Dispomos de um mapeamento genérico do que sejam os choques de placas tectônicas, mas não na intensidade desses abalos na capital de um país, e de precaríssima estrutura de construção, como a do favelão de Port-au-Prince. Mais ainda, sobre a devastação pesa o espantalho de que se repitam, levando ao pânico continuado de uma população exilada nas ruas.


A moção de ajuda de fora, por sobre o emperro das estruturas e aparelhos, aí está, no inédito da reunião de Obama, com os ex-presidentes, e no uníssono em que as Casas Brancas, atuais e passadas, vão somar o auxílio público à conclamação da cidadania privada americana para a reconstrução do Haiti. Nem se atrasou o beautiful people, em trazer milhões a esses fundos, a partir de Brad Pitt e Angelina Jolie, em números que aí estão, a reptar as bolsas e a pecúnia avarenta de Wall Street. Não abriu os seus cofres a Alemanha, a nação mais rica da Europa, em mais de melancólicos US$ 2 milhões, entretanto. E não se tem ainda dimensão do horizonte latino mais próximo no que venha a ser o concurso espanhol, francês ou italiano.
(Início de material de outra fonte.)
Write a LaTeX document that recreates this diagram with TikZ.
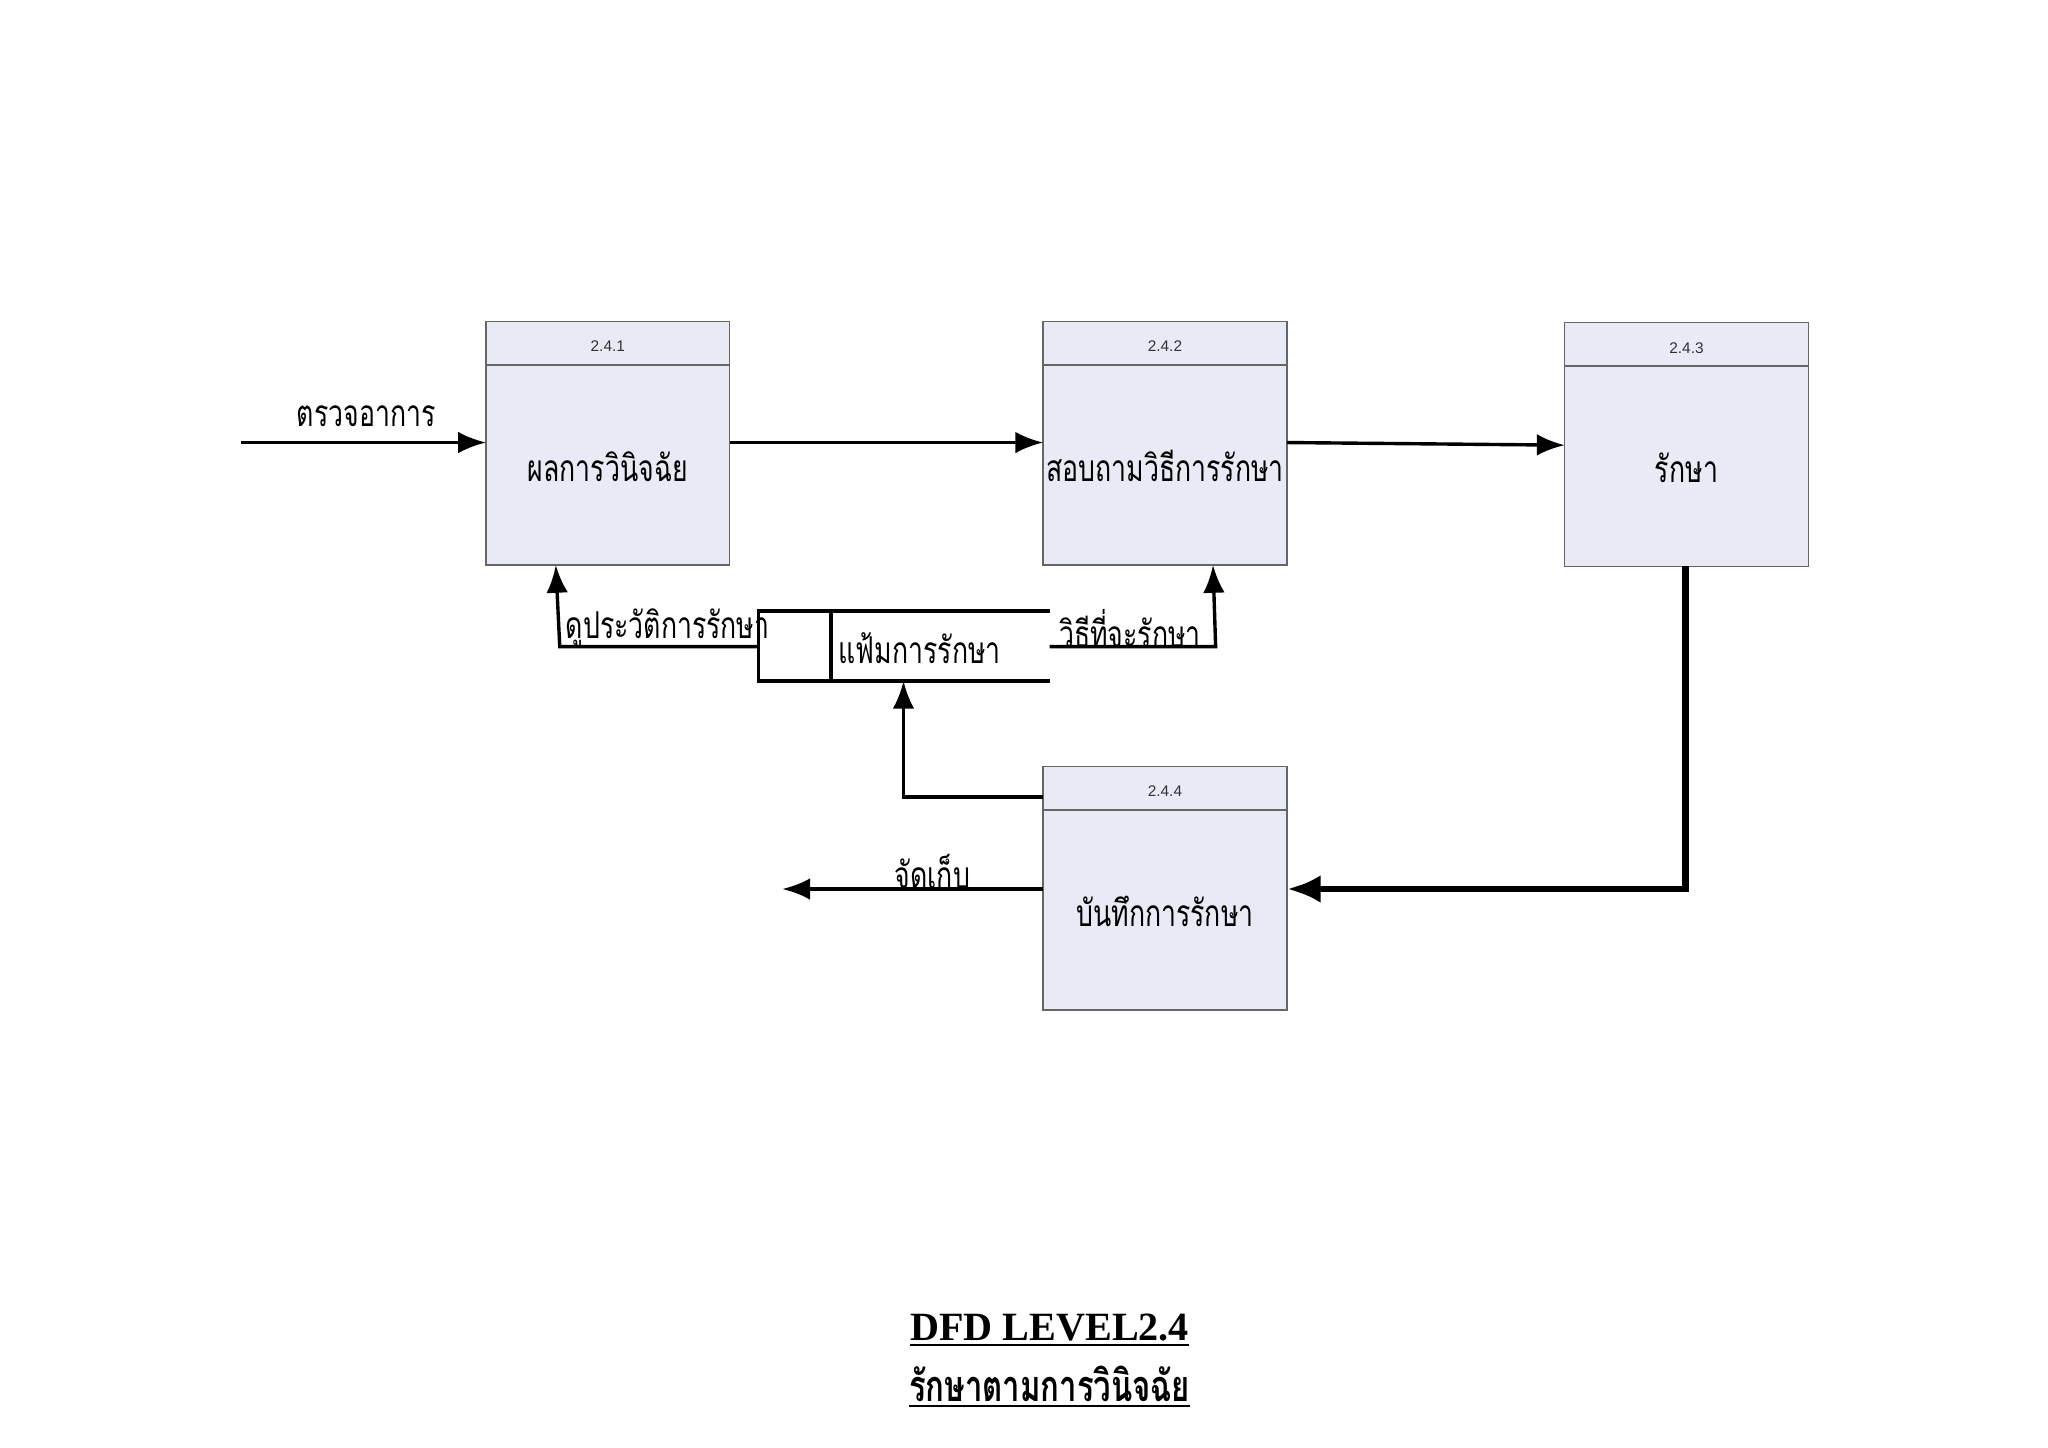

A tentação promocional nestes contributos internacionais vai ao vezo retórico de Sarkozy, de pedir reuniões e comitês prévios, para montar a arquitetura do espetáculo da caridade, frente à urgência do dinheiro, do equipamento ou da farmacopéia diante da iminência da pestiferação de uma cidade impossibilitada de remover os cadáveres da catástrofe.

 

Avulta, nesse contexto, o perfil do contributo brasileiro, tanto os recursos financeiros, como da prontidão com que, das tropas locais aos bombeiros de Brasília, puxamos dos escombros mãos ainda pulsando, dos semi-enterrados por dias sucessivos.

 

A poeira do horror baixou sobre o vórtice de um Estado destruído, criando uma competência internacional, de fato, para o desempenho das tarefas públicas elementares, da segurança e assistência pública ao próprio trânsito da cidade. E nesta mesma medida, ao risco de um desastroso conflito de autoridades em que se desenharia um indigitado controle americano sob a devastação.


Devemos ao ministro Jobim o sustento da mantença do formato das Nações Unidas neste empenho e o papel primacial que cabe ao Brasil nesta hora. A revelia, e em nome da caridade, não pode passar ao "big brother" a consciência internacional à obra, e à prova, exatamente, pelo horror de Port-au-Prince, de desponte de novo laço irreversível de cooperação verdadeiramente global.


De toda forma, é de se lamentar a lentidão chinesa, hindu, ou de quase todos os Brics, neste concurso, ao lado da impassibilidade, ainda, do mundo muçulmano. Mas é a da organização mesma da ONU que se deverá cobrar a expertise logística para resolver outro dos paradoxos que nos revelam os fragrantes do caos. São pirâmides de alimentos que adormecem nos depósitos, à falta da logística mínima que penalizou toda distribuição, à míngua das bocas da população. O que a generosidade pode, a burocracia aborta, e a urgência dos serviços continua trôpega diante da amplitude da dádiva e da comoção universal.